Adolf Loos - Buy or sell works

10 December 1870, Brünn (Moravia) - 23 August 1933, Kalksburg (Austria)

Adolf Loos was one of the most famous Austrian architects of Viennese modernism. His best-known work is the Loos Haus on Michaelerplatz in Vienna.

Born in Brno to a sculptor in 1870, Loos studied architecture at Vienna’s Academy of Applied Arts and at Dresden’s Polytechnic University. He spent three years in the USA from 1893 onwards, where he earned a living working as a furniture designer and architect, along with other jobs.
In 1896, he made Vienna his new home, where he initially worked as an interior designer.
He ran a private construction school between 1912 and 1914, teaching pupils including Leopold Fischer.
Loos authored a series of articles for the Neue Freie Presse newspaper, in which he expressed his personal opinion on a wide range of subjects. In his most famous essay, “Ornament and Crime”, he explicitly speaks out against the use of ornamentation. By doing so, he turned his back on the construction principles of the Secession, and he only used high-quality materials in his works, both interior and exterior.
In 1909 Loos was commissioned to construct an office building for the company Goldman & Salatsch. It became known under the name “Loos House”, and is still regarded as the architect’s leading work. Even while it was being constructed the building attracted a good deal of criticism due to the minimalist design of the façade of the upper floor. This led to the building works being paused temporarily so that bronze window boxes could be affixed to the exterior wall.
Other well-known buildings by him include the American Bar in Vienna, better known as the “Loos Bar”.
Loos was Head Architect at Vienna’s Residential Office from 1920 to 1922. This period encompassed the planning of the Heuberg residential area, which came into being in 1923 in collaboration with Hugo Mayer. In addition, Loos was also well-known for his villas, for which he used an innovative planning concept.
He had a sizeable influence on other architects: Richard Neutra, Heinrich Kulka and Luigi Blau all followed his example.
He spent a long period of time in Paris in the 1920s, where he forged excellent connections within the art scene in the city. Loos was very socially active in Vienna, too, and had many good friends from the spheres of art and culture - one of whom was the painter Oskar Kokoschka.
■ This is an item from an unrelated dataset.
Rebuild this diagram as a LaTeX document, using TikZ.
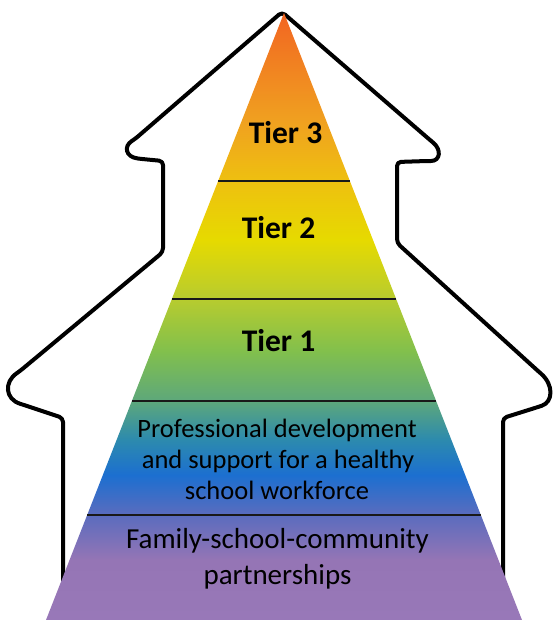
\documentclass[tikz,border=0pt]{standalone}
\usepackage{fontspec}
\setmainfont{Carlito}
\usetikzlibrary{calc}
\definecolor{cA}{HTML}{9878B8}
\definecolor{cB}{HTML}{9575B5}
\definecolor{cC}{HTML}{5A6CBE}
\definecolor{cD}{HTML}{1C6FD0}
\definecolor{cE}{HTML}{2C8AAE}
\definecolor{cF}{HTML}{5EA87A}
\definecolor{cG}{HTML}{82C04C}
\definecolor{cH}{HTML}{B8CC2E}
\definecolor{cI}{HTML}{E6DA00}
\definecolor{cJ}{HTML}{EEC010}
\definecolor{cK}{HTML}{F0A020}
\definecolor{cL}{HTML}{F26522}
\pgfdeclareverticalshading{pyramidshade}{100bp}{
 color(0bp)=(cA);
 color(25bp)=(cA);
 color(29.94bp)=(cB);
 color(33.65bp)=(cC);
 color(36.94bp)=(cD);
 color(39.83bp)=(cE);
 color(43.12bp)=(cF);
 color(47.2bp)=(cG);
 color(51.52bp)=(cH);
 color(56.30bp)=(cI);
 color(61.16bp)=(cJ);
 color(66.19bp)=(cK);
 color(75bp)=(cL);
 color(100bp)=(cL)}
\tikzset{
 house/.style={line width=4pt, line join=round, line cap=round, rounded corners=4pt},
 sep/.style={line width=2.4pt, black!90},
 tier/.style={font=\bfseries\fontsize{31.5}{36}\selectfont, inner sep=0pt, anchor=base},
 pd/.style={font=\fontsize{26.5}{31}\selectfont, inner sep=0pt, anchor=base},
 fam/.style={font=\fontsize{29}{35}\selectfont, inner sep=0pt, anchor=base}
}
\begin{document}
\begin{tikzpicture}[x=1pt,y=-1pt]
\useasboundingbox (0,0) rectangle (553,620);
% house outline
\draw[house] (63,605) -- (63,418) -- (24,405)
  .. controls (5,399) and (4,382) .. (20,371)
  -- (163,252) -- (163,161) -- (142,159)
  .. controls (125,157) and (124,146) .. (135,139)
  -- (282,12) -- (430,140)
  .. controls (442,150) and (440,161) .. (427,161)
  -- (397,162) -- (397,243) -- (538,371)
  .. controls (554,385) and (553,402) .. (538,407)
  -- (503,418) -- (503,605);
% pyramid
\coordinate (apex) at (284,13);
\coordinate (bl) at (46,620);
\coordinate (br) at (522,620);
\shade[shading=pyramidshade] (apex) -- (bl) -- (br) -- cycle;
% separators
\draw[sep] ($(apex)!0.2768!(bl)$) -- ($(apex)!0.2768!(br)$);
\draw[sep] ($(apex)!0.4712!(bl)$) -- ($(apex)!0.4712!(br)$);
\draw[sep] ($(apex)!0.6392!(bl)$) -- ($(apex)!0.6392!(br)$);
\draw[sep] ($(apex)!0.8270!(bl)$) -- ($(apex)!0.8270!(br)$);
% labels
\node[tier] (t3) at (285.5,144) {Tier 3};
\node[tier] (t2) at (278.5,238) {Tier 2};
\node[tier] (t1) at (278.5,351) {Tier 1};
\node[pd] (pd1) at (277,437) {Professional development};
\node[pd] (pd2) at (278,468) {and support for a healthy};
\node[pd] (pd3) at (277,499) {school workforce};
\node[fam] (f1) at (277.5,548) {Family-school-community};
\node[fam] (f2) at (277.5,584) {partnerships};
\end{tikzpicture}
\end{document}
Loos was married several times, and was married to the photographer Claire Beck between 1929 and 1931.
In 1932 he had to be admitted to a sanatorium in Kalksburg due to a nervous condition, and died there the following year.

Works by Adolf Loos have enjoyed success at Dorotheum auctions for many years. On 1 December 2005, a table he designed in 1915 for the Haus Duschnitz in Vienna sold for € 96,000.